Soutenance de thèse. Demande, utilisation et impacts des services climatiques pour l’agriculture au nord de la Côte d’Ivoire.
Julie Bompas
Cerdi, Université Clermont Auvergne
Composition du jury
Douadia Bougherara, Directrice de Recherche à INRAE, CEEM, Rapporteure.
Philippe Delacote, Directeur de Recherche à INRAE, BETA, Rapporteur.
Vianney Dequiedt, Professeur, Université Clermont Auvergne, Interne.
Catherine Araujo Bonjean, Chargée de Recherche, CNRS, Directrice de thèse.
Arona Diedhiou, DR émérite, Géoscience, IRD, Suffragant.
Catherine Simonet, Economiste, AFD, Suffragant.
Philippe Roudier, Economiste, AFD, Invité.
Résumé
Cette thèse CIFRE, financée par l’Agence Française de Développement (AFD), s’intéresse aux
services climatiques (SC) à travers le prisme de la demande, l’utilisation et l’impact auprès des agriculteurs du nord de la Côte d’Ivoire. Les SC se définissent comme tout service diffusant des informations météorologiques ou climatiques visant à guider les usagers dans leurs prises de décision.
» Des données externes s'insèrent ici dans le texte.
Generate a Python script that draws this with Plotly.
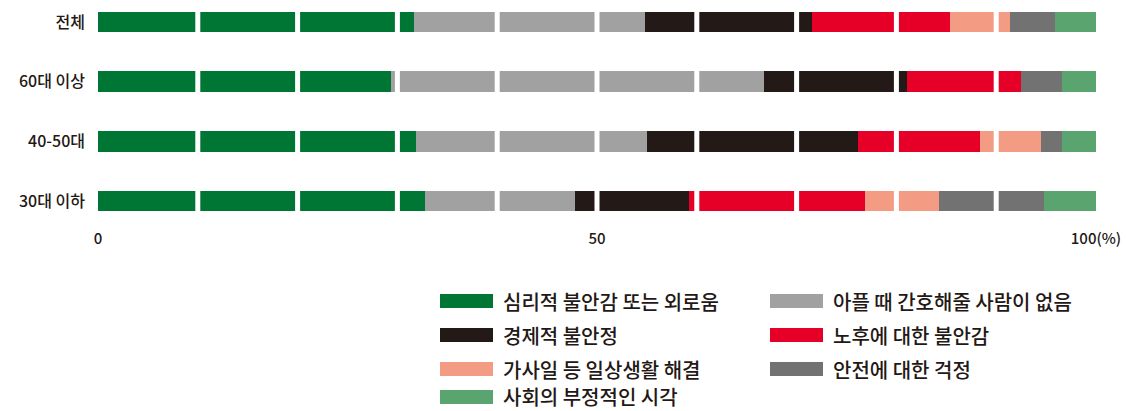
import plotly.graph_objects as go

groups = ["전체", "60대 이상", "40-50대", "30대 이하"]
series_names = [
    "심리적 불안감 또는 외로움",
    "아플 때 간호해줄 사람이 없음",
    "경제적 불안정",
    "노후에 대한 불안감",
    "가사일 등 일상생활 해결",
    "안전에 대한 걱정",
    "사회의 부정적인 시각",
]
colors = ["#007634", "#a0a1a0", "#231a18", "#e60027", "#f39c83", "#727272", "#5aa46f"]

# values per series (order of groups)
v_loneliness = [31.7, 29.4, 31.9, 32.8]
v_nocare     = [23.1, 37.3, 23.1, 15.0]
v_economic   = [16.7, 14.4, 21.2, 11.4]
v_oldage     = [13.9, 11.4, 12.2, 17.7]
v_housework  = [6.0, 0.0, 6.1, 7.4]
v_safety     = [4.5, 4.1, 2.1, 10.5]
v_prejudice  = [4.1, 3.4, 3.4, 5.2]
values = [v_loneliness, v_nocare, v_economic, v_oldage, v_housework, v_safety, v_prejudice]

tick_vals = [0, 50, 100]
tick_text = ["0", "50", "100(%)"]

FONT = "Noto Sans CJK KR"
TXT = "#231815"
W, H = 1126, 411
L, R, T, B = 98, 30, 5, 191
PW = W - L - R
PH = H - T - B

fig = go.Figure()
for name, col, vals in zip(series_names, colors, values):
    fig.add_trace(go.Bar(
        y=groups, x=vals, name=name, orientation="h",
        marker=dict(color=col, line=dict(width=0)),
        width=0.35, showlegend=False,
    ))

# white gaps every 10%
for g in range(10, 100, 10):
    fig.add_shape(type="line", xref="x", yref="paper", x0=g, x1=g, y0=0, y1=1,
                  line=dict(color="white", width=5), layer="above")

def px_to_paper(px, py):
    return (px - L) / PW, (T + PH - py) / PH

# manual legend
col_x = [440, 770]
row_y = [301, 335, 369, 397]
for i, (name, col) in enumerate(zip(series_names, colors)):
    c = i % 2
    r = i // 2
    sx0, sy0 = px_to_paper(col_x[c], row_y[r] - 7)
    sx1, sy1 = px_to_paper(col_x[c] + 53, row_y[r] + 7)
    fig.add_shape(type="rect", xref="paper", yref="paper", x0=sx0, x1=sx1, y0=sy1, y1=sy0,
                  fillcolor=col, line=dict(width=0))
    tx, ty = px_to_paper(col_x[c] + 61, row_y[r])
    fig.add_annotation(xref="paper", yref="paper", x=tx, y=ty, text=name, showarrow=False,
                       xanchor="left", yanchor="middle",
                       font=dict(family=FONT, size=20, color=TXT, weight=500))

fig.update_layout(
    barmode="stack",
    width=W, height=H,
    margin=dict(l=L, r=R, t=T, b=B, autoexpand=False),
    paper_bgcolor="white", plot_bgcolor="white",
    xaxis=dict(range=[0, 100], tickvals=tick_vals, ticktext=tick_text, showgrid=False,
               zeroline=False, showline=False, ticks="", automargin=False,
               ticklabelstandoff=8,
               tickfont=dict(family=FONT, size=15, color=TXT, weight=500)),
    yaxis=dict(range=[3.318, -0.285], showgrid=False, zeroline=False, showline=False,
               ticks="", ticklabelstandoff=12, automargin=False,
               tickfont=dict(family=FONT, size=16, color=TXT, weight=500)),
)

fig.write_html("out.html", config={"displayModeBar": False},
               post_script="document.body.style.margin='0';document.body.style.overflow='hidden';")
Deux des trois chapitres reposent sur des données d’enquêtes collectées en coopération avec l’opérateur privé Ivoire Coton et en co-supervision avec des consultants locaux (CIRES, et Hervé Kakou).
Le Chapitre 1 mesure la
valeur relative de l’intégration des savoirs prévisionnels locaux (SPL) dans les SC par une expérimentation de choix mise en œuvre auprès de 285 agriculteurs. Ce chapitre commence par inventorier ces savoirs au nord de la Côte d’Ivoire et la perception des agriculteurs de leur fiabilité. Malgré une confiance plus élevée accordée aux SPL comparés aux prévisions scientifiques accessibles localement, l’intégration de ces savoirs n’est pas déterminante pour faire le choix d’un SC plutôt qu’un autre. Le premier critère de choix est le coût du service, puis, la diffusion orale (radio, coopérative). Seuls, les plus âgés, ont une préférence pour des SC intégrant des SPL. Les décideurs doivent donc privilégier dans cette région des SC oraux et ce, à moindre coût. Toutefois, de plus amples recherches pourraient être mises en œuvre sur la complémentarité des SC et des SPL dans cette zone, compte tenu de la confiance toujours importante accordée par les populations à ces savoirs.
Le Chapitre 2 utilise une
approche expérimentale auprès de 313 agriculteurs pour évaluer : i) l’ajustement de leurs
décisions de semis de maïs en réponse à une prévision de pause sèche, ii) l’impact de cette prévision sur les récoltes potentielles et iii) les facteurs qui influencent leur prise en compte de l’information. Chaque agriculteur répartit ses semis entre une période « précoce et risquée », associée à une probabilité de pause sèche, et une période de semis « tardive », qui garantit des rendements faibles mais certains. Les prévisions communiquées aux agriculteurs varient aléatoirement sur cinq saisons et les choix sont comparés à un scénario sans prévision. Les résultats montrent que les agriculteurs adaptent leurs stratégies en fonction de la prévision, ce qui améliore les récoltes espérées par rapport à une situation sans prévision. Leur choix de semis sont également influencés par les choix précédents et les chocs passés. Les caractéristiques individuelles telles que le locus de contrôle, la volonté d'adaptation et les pertes passées influencent la manière dont les agriculteurs perçoivent et réagissent à la prévision. Ces résultats soulignent le potentiel des formats probabilistes pour communiquer des prévisions à des agriculteurs peu lettrés.
Le Chapitre 3 propose une
revue méthodologique des évaluations ex post des impacts des SC en agriculture. En fonction du contrôle exercé par l'évaluateur sur l'accès au SC, différents problèmes émergent : i) les effets de contamination dans le groupe de contrôle et ii) les biais de sélection pour l'accès et l'utilisation de l'information. Des variables instrumentales permettent de contrôler les effets de contamination parmi les agriculteurs, mais des recherches supplémentaires pourraient être menées pour quantifier leur étendue. Des méthodologies de mesure distinctes doivent être employées en fonction de l’impact mesuré pour éviter les biais de sélection. Les impacts quantifiés se concentrent actuellement sur les rendements et la gestion de l’exploitation. Les cultures de rente, l'élevage et les impacts sociaux et environnementaux sont moins étudiés.
Cette thèse conclue à l’influence majeure de l’hétérogénéité individuelle sur la demande, l’utilisation et l’impact des SC et appuie la nécessité de tenir compte des individualités des agriculteurs afin de maximiser les bénéfices potentiels des SC.
Mots-clés
Services climatiques, adaptation, changement climatique, Côte d'Ivoire, climat, risque.